Despite the fact that signature gatherers are required by law to be Colorado residents, Connerly told the Associated Press that "about half" of his circulators were from out of state.
Currently, the signatures Connerly has submitted to the state are being challenged as the subject of a lawsuit. The lawsuit alleges that about 56,000 signatures on the ballot petition don't match names on Colorado's voter registration list. It also documents that 4,539 other signatures appeared more than once and that 1,799 were collected by people who weren't Colorado residents, in violation of state law. In all, the suit challenges the validity of 68,948 names.
Missouri: Deception, Desperation, Defeat
As part of a pattern seen in other states, Connerly faced charges of deceiving citizens in Missouri as well.
In an act of desperation to meet his signature gathering deadline in the state Connerly made a national push to recruit people into Missouri to collect signatures for his effort to re-write the Missouri constitution.

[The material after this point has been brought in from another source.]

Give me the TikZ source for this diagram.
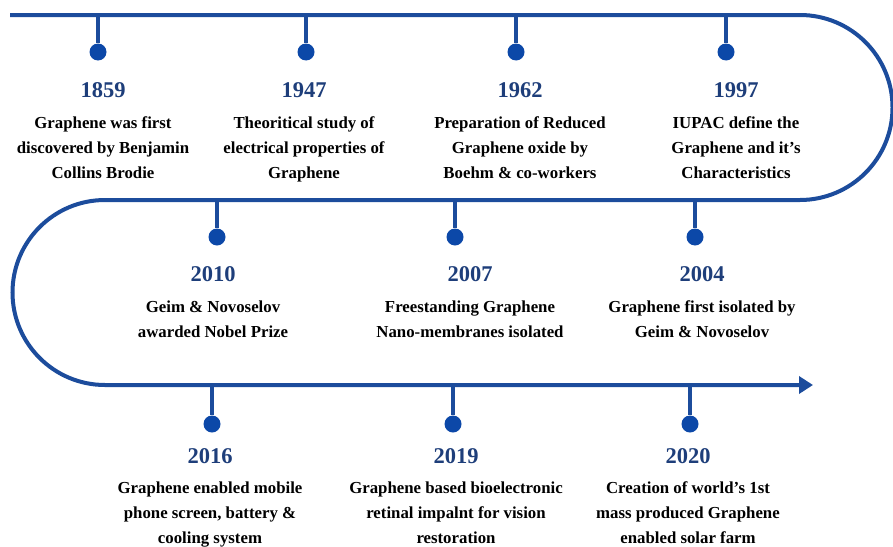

Most troubling were reports that recruiting efforts including a racist group from California, the Minutemen. In addition, it was reported that that one of your signature gathers was picked up by police because he is wanted in three states for voter fraud related charges. It has also been reported that that one of Connerly's signature gatherers was picked up by police because he is wanted in three states for voter fraud related charges.
Oklahoma: Fraud and Irregularities
While Connerly's initiative is currently, technically qualified for the ballot, in an unprecedented move, he has requested to have it withdrawn in an acknowledgement that fraud and irregularities plague the petitions he has submitted to the state.
The Oklahoma Secretary of State has referred a report on Connerly's signature petitions to the Chief Justice of the Supreme Court citing numerous problems with the signatures including; circulators who signed the petition multiple times, numerous duplicates, and ninety-two people who gave different versions of the same address.